Le fromage de Bruxelles
Quel est le point commun entre l'odorant cube ocré de Herve et le fromage de Bruxelles à l’aspect extérieur vitreux ? Ils dégagent tous deux, une odeur, un fumet fort jusqu’à saturation de l’atmosphère. Le fromage de Bruxelles, que nous appelons " ettekeis " ou " hettekeis", doit son nom à une corruption populaire des mots " hard " (dur) et " kaas" (fromage). Cependant faut-il comprendre dans le sens " fromage dur », alors qu'il se présente sous un aspect plutôt mou, ou mieux dans celui de " saveur prononcée et enveloppante " ? L’ettekeis provient de la manipulation et du séchage du fromage blanc ou " plattekeis ", de bonne qualité, bien gras et bien luisant - produit du lait dans lequel on a laissé macérer une matière fermentante. Il est ensuite malaxé avec des kilos de sel. La préparation contient 6% de sel, soit le double de la normale, mais 0% de graisse, du moins aux dires du fabricant. Le fromage de Bruxelles est un enfant du Payottenland, région située au sud-ouest de Bruxelles. Sa production concerne plus particulièrement les communes de Leeuw-St-Pierre, Halle, Beersel, Drogenbos, Herne ou Pepingen. Les spécialistes sont d’accord pour reconnaître que sa fabrication par les paysans a commencé au XVe siècle. A cette époque, les cens et fermages (taxes) se payaient en partie en fromages locaux. Ce fromage a connu son apogée sur les marchés de la capitale au début du XIXe siècle.
Pour obtenir un goût plus moelleux et pour plaire aux touristes, les Bruxellois inventent le "pottekeis", subtil mélange, à parts égales, de fromage de Bruxelles (ettekeis) adouci par du fromage blanc (plattekeis), du lambic ou de la gueuze et avec des échalotes finement coupées.

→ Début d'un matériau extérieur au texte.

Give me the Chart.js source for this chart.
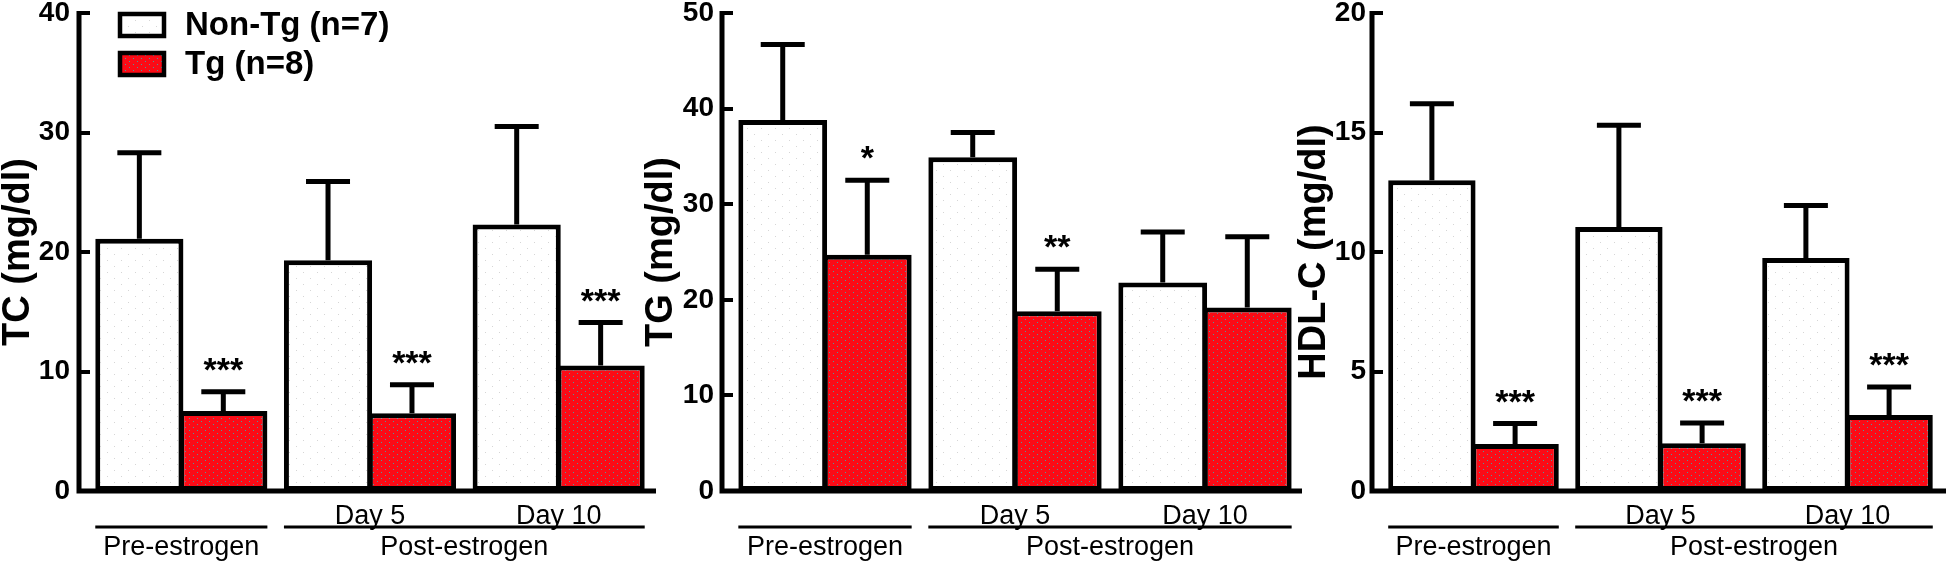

Pour les amateurs de goûts nettement plus prononcés, il y a le "schepkeis ou scheuptekeis". Il présente d’étroites parentés avec l’ettekeis, bien que son goût soit plus fin et beaucoup plus prononcé. Son mode de fabrication donne son nom à ce fromage du terroir, car le caillé servant à sa fabrication est versé par couches successives (environ quatre dans un moule), d’où " schep " = louche et " scheppen " = puiser. Le schepkeis réclame, d’après les amateurs, un palais blindé ; à côté de lui, l’ettekeis fait figure de parent pauvre, du moins pour la puissance du goût. Christian Souris écrit qu'avant la guerre de 1914-1918 l’affineur de fromages brabançons, pour acheter des boulettes de caillé séché, opérait une sévère sélection de la manière suivante : elle consistait à donner quelques coups sur les boulettes. Celles qui sonnaient creux étaient payées moins cher et réservées exclusivement à la fabrication de l’ettekeis. Ce son creux résulte d’une température ambiante trop élevée qui sèche les différentes couches de caillé. Alors elles se séparent et le fromage mature se morcelle lors du découpage. C’est pour cette raison que l’on ne fabrique pas de schepkeis pendant l’été.

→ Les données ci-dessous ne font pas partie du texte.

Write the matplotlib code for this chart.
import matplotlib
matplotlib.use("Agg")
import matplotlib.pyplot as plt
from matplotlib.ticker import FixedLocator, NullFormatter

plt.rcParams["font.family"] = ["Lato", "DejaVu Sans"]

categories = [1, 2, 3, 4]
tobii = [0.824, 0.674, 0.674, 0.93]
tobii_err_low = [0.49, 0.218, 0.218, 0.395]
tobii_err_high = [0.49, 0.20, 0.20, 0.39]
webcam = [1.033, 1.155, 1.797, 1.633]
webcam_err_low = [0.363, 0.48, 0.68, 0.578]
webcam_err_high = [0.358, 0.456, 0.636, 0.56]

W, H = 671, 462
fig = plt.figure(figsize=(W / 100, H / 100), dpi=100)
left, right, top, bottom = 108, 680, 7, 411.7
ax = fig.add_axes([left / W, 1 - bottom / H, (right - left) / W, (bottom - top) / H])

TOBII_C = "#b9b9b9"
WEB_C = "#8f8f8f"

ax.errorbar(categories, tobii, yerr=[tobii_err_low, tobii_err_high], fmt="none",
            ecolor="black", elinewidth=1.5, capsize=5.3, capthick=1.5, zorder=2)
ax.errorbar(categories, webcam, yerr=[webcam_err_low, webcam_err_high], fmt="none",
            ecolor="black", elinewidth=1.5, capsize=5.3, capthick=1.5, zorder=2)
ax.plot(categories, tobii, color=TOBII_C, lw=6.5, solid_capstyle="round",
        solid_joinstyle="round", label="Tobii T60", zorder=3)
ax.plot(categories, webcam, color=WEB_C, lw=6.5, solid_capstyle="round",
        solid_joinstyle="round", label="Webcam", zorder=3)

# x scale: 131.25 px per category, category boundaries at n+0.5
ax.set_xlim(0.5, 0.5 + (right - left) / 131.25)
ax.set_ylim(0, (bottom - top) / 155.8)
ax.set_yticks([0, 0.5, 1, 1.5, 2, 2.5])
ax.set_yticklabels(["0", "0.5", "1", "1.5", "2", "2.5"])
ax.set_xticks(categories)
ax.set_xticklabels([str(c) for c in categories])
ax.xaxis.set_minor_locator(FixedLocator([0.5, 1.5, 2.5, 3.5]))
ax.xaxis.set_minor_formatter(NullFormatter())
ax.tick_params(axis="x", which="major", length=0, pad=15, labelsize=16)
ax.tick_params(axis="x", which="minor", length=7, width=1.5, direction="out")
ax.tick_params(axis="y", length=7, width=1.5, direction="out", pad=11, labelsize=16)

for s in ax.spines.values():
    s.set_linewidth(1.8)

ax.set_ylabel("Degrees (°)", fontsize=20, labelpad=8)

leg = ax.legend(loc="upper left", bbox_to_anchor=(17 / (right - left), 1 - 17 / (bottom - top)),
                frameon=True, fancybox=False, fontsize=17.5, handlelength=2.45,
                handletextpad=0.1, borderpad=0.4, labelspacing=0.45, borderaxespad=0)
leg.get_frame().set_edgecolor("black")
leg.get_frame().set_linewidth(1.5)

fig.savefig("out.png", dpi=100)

Georges Lebouc traduit "schepkeis" par "fromage de curé", mais il écrit tout ignorer de ce fromage. Cependant dans les années 1930, Christian Souris écrit dans le Pourquoi Pas du 22/01/1981 qu'on fabriquait dans les fermes brabançonnes, un fromage appelé "pastoors-keis", résultat du procédé suivant : après enlèvement de la crème du lait et caillage, on plaçait la caillebotte non pressée dans des formes sphériques en osier qui permettaient, par retournement, de façonner des sortes de boulettes. Après salage, on laissait ces boulettes sécher à l’extérieur dans des caisses en lattis accrochées aux murs des façades des maisons. Lorsque lesdites boulettes étaient devenues dures comme de la pierre et bien crevassées, on les immergeait régulièrement dans un bain d’eau tiède et salée. Après trois ou quatre mois de ce traitement, le fromage redevenait doux et graisseux et, de la sorte, propre à la consommation. Ce procédé permettait de conserver jusqu’en hiver - lorsque la production de lait était de loin insuffisante - les fromages fabriqués pendant les mois d’été.
Au début du XXe siècle, le marché aux fromages se tenait, à Bruxelles, le vendredi de chaque semaine autour du bâtiment central de la place Saint-Géry. Jadis les fromages de la région bruxelloise étaient présentés étalés sur des feuilles de choux.
Les fromages du type « fromages blancs » se consomment avec des radis, des "ramonaches" en jargon marollien, des oignons et/ou du raifort. La chanson « Ramonache » a été un grand succès sur les scènes bruxelloises ; interprétée par Esther Deltenre (artiste de revue née rue des Vers/Pieremans), voici son refrain : " Ramonache, c’est la banane de not’ pays, Ramonache c’est beaucoup mieux que des radis, Ramonache, Ramonache, avec du plattekeis très flache. Ramonache, qu’il fasse beau ou bien qu’il drache, Ramonache chez Moeder Lambic en été, Ramonache sur toi on aime de profiter, O Ramonache, faut qu'on le dise et qu'on le sache, Ramonache, je t’aime quand j’te mâche !" (sur l’air de " Ramona, j’ai fait un rêve merveilleux").